— BEGIN —
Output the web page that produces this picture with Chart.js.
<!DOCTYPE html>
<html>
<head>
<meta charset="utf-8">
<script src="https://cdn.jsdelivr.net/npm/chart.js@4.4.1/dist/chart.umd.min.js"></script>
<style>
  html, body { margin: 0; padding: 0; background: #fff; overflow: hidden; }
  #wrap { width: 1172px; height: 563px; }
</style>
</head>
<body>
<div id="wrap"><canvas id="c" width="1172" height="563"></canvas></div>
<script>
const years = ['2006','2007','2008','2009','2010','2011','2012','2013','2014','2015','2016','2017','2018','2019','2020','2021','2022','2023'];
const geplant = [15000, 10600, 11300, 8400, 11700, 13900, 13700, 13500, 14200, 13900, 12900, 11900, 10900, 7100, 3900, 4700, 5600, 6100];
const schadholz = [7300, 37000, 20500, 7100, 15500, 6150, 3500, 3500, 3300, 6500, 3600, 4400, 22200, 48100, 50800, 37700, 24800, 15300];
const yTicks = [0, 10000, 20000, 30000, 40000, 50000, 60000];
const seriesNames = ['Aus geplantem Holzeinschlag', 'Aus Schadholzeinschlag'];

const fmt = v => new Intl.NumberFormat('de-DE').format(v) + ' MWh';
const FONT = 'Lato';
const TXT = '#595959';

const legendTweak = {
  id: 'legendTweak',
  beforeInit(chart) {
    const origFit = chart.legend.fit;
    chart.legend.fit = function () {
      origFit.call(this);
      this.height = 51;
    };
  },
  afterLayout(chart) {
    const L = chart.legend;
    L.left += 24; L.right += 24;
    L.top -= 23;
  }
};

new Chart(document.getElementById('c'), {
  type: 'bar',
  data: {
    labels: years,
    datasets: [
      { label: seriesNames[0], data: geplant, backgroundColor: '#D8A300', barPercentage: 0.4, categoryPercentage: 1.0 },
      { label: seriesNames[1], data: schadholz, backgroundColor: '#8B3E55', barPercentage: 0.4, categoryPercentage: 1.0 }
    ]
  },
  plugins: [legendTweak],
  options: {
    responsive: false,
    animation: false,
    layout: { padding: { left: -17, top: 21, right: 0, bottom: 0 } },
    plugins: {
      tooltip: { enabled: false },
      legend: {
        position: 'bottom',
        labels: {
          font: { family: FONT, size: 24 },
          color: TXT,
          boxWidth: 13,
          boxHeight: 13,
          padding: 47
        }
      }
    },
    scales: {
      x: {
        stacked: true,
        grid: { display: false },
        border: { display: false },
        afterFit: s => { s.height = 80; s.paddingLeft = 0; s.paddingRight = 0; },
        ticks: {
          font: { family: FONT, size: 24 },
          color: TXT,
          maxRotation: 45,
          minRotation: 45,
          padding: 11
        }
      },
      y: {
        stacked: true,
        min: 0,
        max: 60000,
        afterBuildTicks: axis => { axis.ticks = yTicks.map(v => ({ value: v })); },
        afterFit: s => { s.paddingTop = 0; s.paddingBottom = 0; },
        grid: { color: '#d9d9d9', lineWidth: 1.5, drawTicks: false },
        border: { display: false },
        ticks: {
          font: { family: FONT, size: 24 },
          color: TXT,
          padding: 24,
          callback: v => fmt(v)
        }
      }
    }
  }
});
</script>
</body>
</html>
— END —
— BEGIN —
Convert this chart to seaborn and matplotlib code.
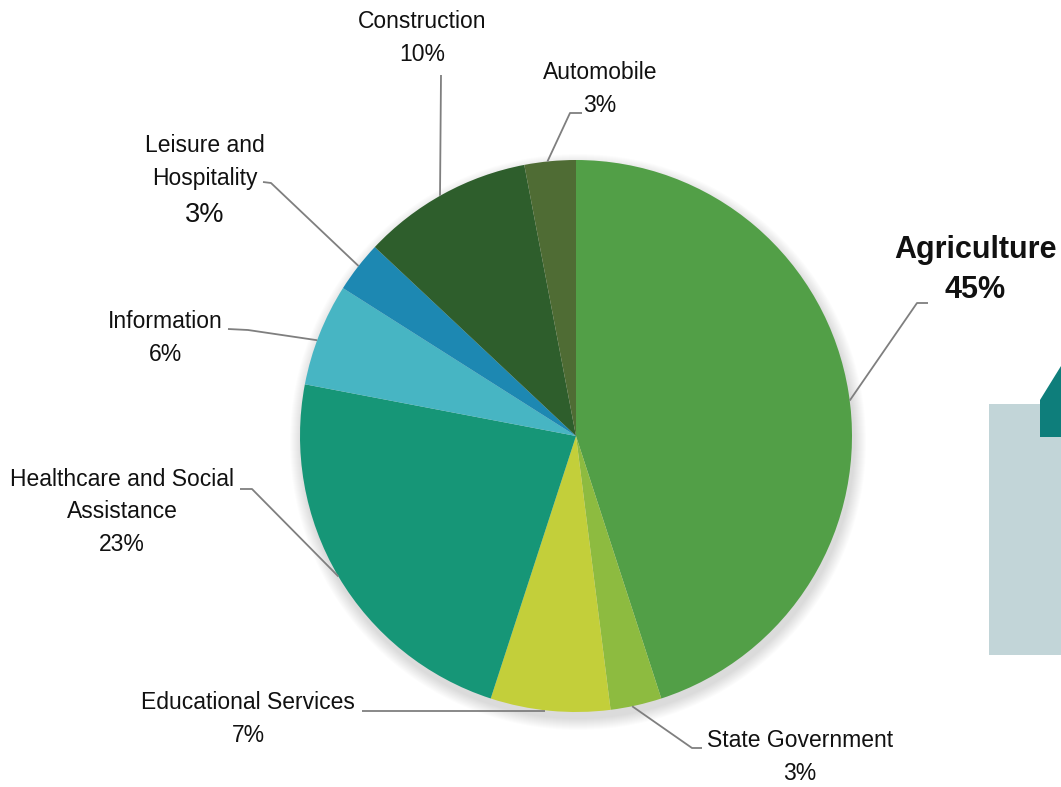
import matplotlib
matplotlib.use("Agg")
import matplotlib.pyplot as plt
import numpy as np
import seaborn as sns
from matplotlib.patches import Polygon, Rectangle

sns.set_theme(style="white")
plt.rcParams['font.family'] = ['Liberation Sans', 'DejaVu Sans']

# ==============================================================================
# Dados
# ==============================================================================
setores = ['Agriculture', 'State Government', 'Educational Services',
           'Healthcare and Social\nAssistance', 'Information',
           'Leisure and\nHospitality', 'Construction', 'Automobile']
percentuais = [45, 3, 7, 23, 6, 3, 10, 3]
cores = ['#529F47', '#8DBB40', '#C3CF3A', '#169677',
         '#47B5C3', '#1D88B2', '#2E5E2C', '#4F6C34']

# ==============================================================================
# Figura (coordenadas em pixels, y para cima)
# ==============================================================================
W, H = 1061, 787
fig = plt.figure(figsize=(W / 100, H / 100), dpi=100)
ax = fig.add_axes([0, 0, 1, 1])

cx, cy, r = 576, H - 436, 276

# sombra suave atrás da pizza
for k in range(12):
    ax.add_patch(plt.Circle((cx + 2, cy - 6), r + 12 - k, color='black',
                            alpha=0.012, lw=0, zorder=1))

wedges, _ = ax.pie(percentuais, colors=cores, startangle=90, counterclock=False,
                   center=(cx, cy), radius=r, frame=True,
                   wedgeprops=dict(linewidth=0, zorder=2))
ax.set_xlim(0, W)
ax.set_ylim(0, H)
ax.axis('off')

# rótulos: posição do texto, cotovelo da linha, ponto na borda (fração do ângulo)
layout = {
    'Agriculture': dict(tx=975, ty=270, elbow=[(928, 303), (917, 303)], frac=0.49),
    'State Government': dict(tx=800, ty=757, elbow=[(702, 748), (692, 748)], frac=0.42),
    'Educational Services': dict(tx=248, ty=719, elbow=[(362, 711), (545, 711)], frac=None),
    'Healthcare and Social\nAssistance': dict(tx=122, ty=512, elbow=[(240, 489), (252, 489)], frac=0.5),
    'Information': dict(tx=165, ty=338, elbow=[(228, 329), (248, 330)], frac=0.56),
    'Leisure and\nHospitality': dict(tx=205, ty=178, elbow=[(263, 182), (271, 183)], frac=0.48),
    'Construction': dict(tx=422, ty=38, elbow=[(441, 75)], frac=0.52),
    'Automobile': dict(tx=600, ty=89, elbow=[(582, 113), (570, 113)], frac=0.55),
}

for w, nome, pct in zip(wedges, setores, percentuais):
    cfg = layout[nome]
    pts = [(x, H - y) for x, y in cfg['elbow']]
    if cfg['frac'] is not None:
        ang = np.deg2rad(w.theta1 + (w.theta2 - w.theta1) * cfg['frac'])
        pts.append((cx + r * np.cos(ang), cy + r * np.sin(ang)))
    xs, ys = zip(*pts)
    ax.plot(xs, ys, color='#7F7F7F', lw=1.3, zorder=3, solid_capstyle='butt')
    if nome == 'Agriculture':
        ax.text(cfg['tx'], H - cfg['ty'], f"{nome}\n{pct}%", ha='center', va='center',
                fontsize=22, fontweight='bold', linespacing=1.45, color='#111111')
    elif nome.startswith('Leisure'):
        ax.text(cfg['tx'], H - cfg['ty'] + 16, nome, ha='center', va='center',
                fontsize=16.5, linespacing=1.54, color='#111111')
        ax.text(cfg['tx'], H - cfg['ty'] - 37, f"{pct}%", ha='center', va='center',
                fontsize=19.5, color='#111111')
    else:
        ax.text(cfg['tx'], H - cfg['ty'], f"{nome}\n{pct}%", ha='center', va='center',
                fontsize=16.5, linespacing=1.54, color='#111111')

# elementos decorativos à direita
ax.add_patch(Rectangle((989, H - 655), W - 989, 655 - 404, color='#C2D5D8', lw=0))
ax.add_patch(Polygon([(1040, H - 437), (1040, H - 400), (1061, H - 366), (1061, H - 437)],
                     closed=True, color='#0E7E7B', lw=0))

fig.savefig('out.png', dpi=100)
— END —
> Description of the task
Give again, exactly as written, only the lines that start at the one with "Convert this chart" and end at the one with "plt.rcParams['font.family'] = ['Liberation", both included. Skip any pictures.

> Expected answer
Convert this chart to seaborn and matplotlib code.
import matplotlib
matplotlib.use("Agg")
import matplotlib.pyplot as plt
import numpy as np
import seaborn as sns
from matplotlib.patches import Polygon, Rectangle

sns.set_theme(style="white")
plt.rcParams['font.family'] = ['Liberation Sans', 'DejaVu Sans']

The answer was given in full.